Pub #3 in my attempt to visit every pub in Cambridge over the next year…
I’ve written previously about the history of the Eagle, so I’ll keep this brief. The Eagle is one of the oldest Cambridge pubs and probably the most famous owing to its associations with the discovery of DNA, and its RAF bar, the ceiling covered in the graffiti of World War II airmen who burned their names and squadron numbers onto it using cigarette lighters and candles. It’s packed when we visit, it always is, and we’re lucky that the people at the table we’re standing next to get up to leave as we’re looking around for a seat. For others it’s standing room only, but then some people do come here just to stand, take photos, especially of the aforementioned ceiling, then leave without even staying for a drink (I later stand and take a photo of the RAF bar for this post, looking like the very tourists I’m describing – perhaps they’re all blogging about it too).

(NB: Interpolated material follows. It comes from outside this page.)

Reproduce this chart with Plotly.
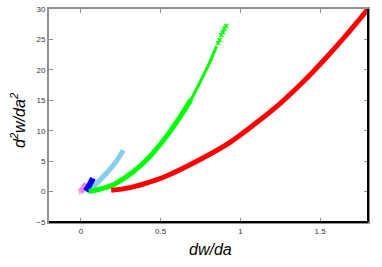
import plotly.graph_objects as go

# series (dw/da, d2w/da2)
red_x = [0.19, 0.30, 0.40, 0.54, 0.75, 0.93, 1.10, 1.25, 1.40, 1.52, 1.65, 1.80]
red_y = [0.2, 0.6, 1.3, 2.6, 5.3, 8.0, 11.3, 14.5, 18.2, 21.5, 25.3, 30.0]

green_x = [0.05, 0.12, 0.20, 0.33, 0.43, 0.52, 0.62, 0.69]
green_y = [0.0, 0.4, 1.1, 3.3, 5.7, 8.5, 12.2, 15.1]
green_upper_x = [0.69, 0.74, 0.78, 0.81, 0.85]
green_upper_y = [15.1, 17.6, 19.7, 21.4, 23.9]
green_sparse_x = [0.86, 0.87, 0.88, 0.89, 0.90, 0.91]
green_sparse_y = [24.4, 24.9, 25.7, 26.2, 26.8, 27.2]

sky_x = [0.04, 0.07, 0.12, 0.17, 0.22, 0.265]
sky_y = [0.0, 0.6, 1.9, 3.3, 4.9, 6.8]

blue_x = [0.03, 0.045, 0.06, 0.075]
blue_y = [0.1, 0.7, 1.4, 2.2]

violet_x = [0.0, 0.015, 0.035]
violet_y = [0.0, 0.5, 1.3]

pink_x = [-0.015, 0.0, 0.01]
pink_y = [0.0, 0.1, 0.3]

x_ticks = [0, 0.5, 1, 1.5]
x_tick_text = ["0", "0.5", "1", "1.5"]
y_ticks = [-5, 0, 5, 10, 15, 20, 25, 30]

FONT = "Liberation Sans, Arial, sans-serif"

fig = go.Figure()
fig.add_trace(go.Scatter(x=pink_x, y=pink_y, mode="lines",
                         line=dict(color="#ffb6c1", width=6, shape="spline")))
fig.add_trace(go.Scatter(x=violet_x, y=violet_y, mode="lines",
                         line=dict(color="#ee82ee", width=6, shape="spline")))
fig.add_trace(go.Scatter(x=sky_x, y=sky_y, mode="lines",
                         line=dict(color="#87ceeb", width=5, shape="spline")))
fig.add_trace(go.Scatter(x=blue_x, y=blue_y, mode="lines",
                         line=dict(color="#0000ff", width=6, shape="spline")))
fig.add_trace(go.Scatter(x=green_x, y=green_y, mode="lines",
                         line=dict(color="#00ff00", width=5, shape="spline")))
fig.add_trace(go.Scatter(x=green_upper_x, y=green_upper_y, mode="lines",
                         line=dict(color="#00ff00", width=3, shape="spline")))
fig.add_trace(go.Scatter(x=green_sparse_x, y=green_sparse_y, mode="markers",
                         marker=dict(color="#00ff00", symbol="x-thin", size=4,
                                     line=dict(color="#00ff00", width=1.5))))
fig.add_trace(go.Scatter(x=red_x, y=red_y, mode="lines",
                         line=dict(color="#ff0000", width=5, shape="spline")))

axis_common = dict(showgrid=False, zeroline=False, showline=True, automargin=False,
                   linecolor="#909090", linewidth=2, mirror="ticks",
                   ticks="inside", ticklen=4, tickcolor="#909090", tickwidth=1,
                   tickfont=dict(family=FONT, size=8, color="#333333"))

fig.update_layout(
    width=382, height=267,
    margin=dict(l=49, r=14, t=9, b=45),
    paper_bgcolor="white", plot_bgcolor="white",
    showlegend=False,
    xaxis=dict(range=[-0.2, 1.8], tickvals=x_ticks, ticktext=x_tick_text,
               **axis_common),
    yaxis=dict(range=[-5, 30], tickvals=y_ticks, **axis_common),
    annotations=[
        dict(text="<i>dw/da</i>", xref="paper", yref="paper", x=0.505, y=-0.131,
             showarrow=False, xanchor="center", yanchor="middle",
             font=dict(family=FONT, size=16, color="black")),
        dict(text="<i>d<sup>2</sup>w/da<sup>2</sup></i>", xref="paper", yref="paper",
             x=-0.097, y=0.479, textangle=-90,
             showarrow=False, xanchor="center", yanchor="middle",
             font=dict(family=FONT, size=16, color="black")),
    ],
    shapes=[
        dict(type="line", xref="paper", yref="paper", x0=0, x1=1, y0=0, y1=0,
             line=dict(color="black", width=2), layer="above"),
        dict(type="line", xref="paper", yref="paper", x0=1, x1=1, y0=0, y1=1,
             line=dict(color="black", width=2), layer="above"),
    ],
)

fig.write_html("out.html",
               config={"displayModeBar": False},
               post_script="document.body.style.margin='0';document.body.style.overflow='hidden';")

In each room every table is full and seems to have or be waiting for food. The menu here reflects the need for fast service and rapid turnover – pies, fish and chips, burgers. Nevertheless, as I’m at the bar an agitated man pushes to the front and loudly asks “Just how long is the wait for food?”. “About 25 minutes sir” says a barman with an Italian accent, who’s pouring a round of drinks for a group at the bar. “Oh for goodness sake” huffs the customer, turns on his heels and storms off. The barman looks at me amused, “some people are crazy, no?!”.
The number of different beers on offer also reflects the high throughput – I count about 10 cask ales, albeit 7 of them from Greene King, along with the usual keg lagers – disappointingly the Brewdog Santa Paws has all gone so I settle for an Abbot Reserve.
It’s well decorated for Christmas, fairy lights and tinsel everywhere, and of course a Rocking Rudolph flashing pump clip. Despite the temperature outside failing to rise above zero degrees C, the outdoor seating under the patio heaters has plenty of customers too. As we leave, squeezing our way through the people stood in the doorway aiming cameras at the ceiling, I note that a particular upstairs window is indeed open, seeming to confirm the tale about the fire and associated ghost – it’s said that some children were unable to escape from the room during a fire a few hundred years ago, so it’s written into the lease that it should always remain open, with any attempts to close it having strange and unwelcome consequences. It must be true – a window wouldn’t be left open in weather this cold without good reason.
Greene King Abbot Ale, Abbot Reserve, Eagle DNA, Fireside, IPA, St Edmunds, Rocking Rudolph, Black Sheep Shearer, Cottage Memphis Belle, Sadlers Peaky Blinder.
Becks, Guinness, Hop House lager, Estrella, Peroni, San Miguel.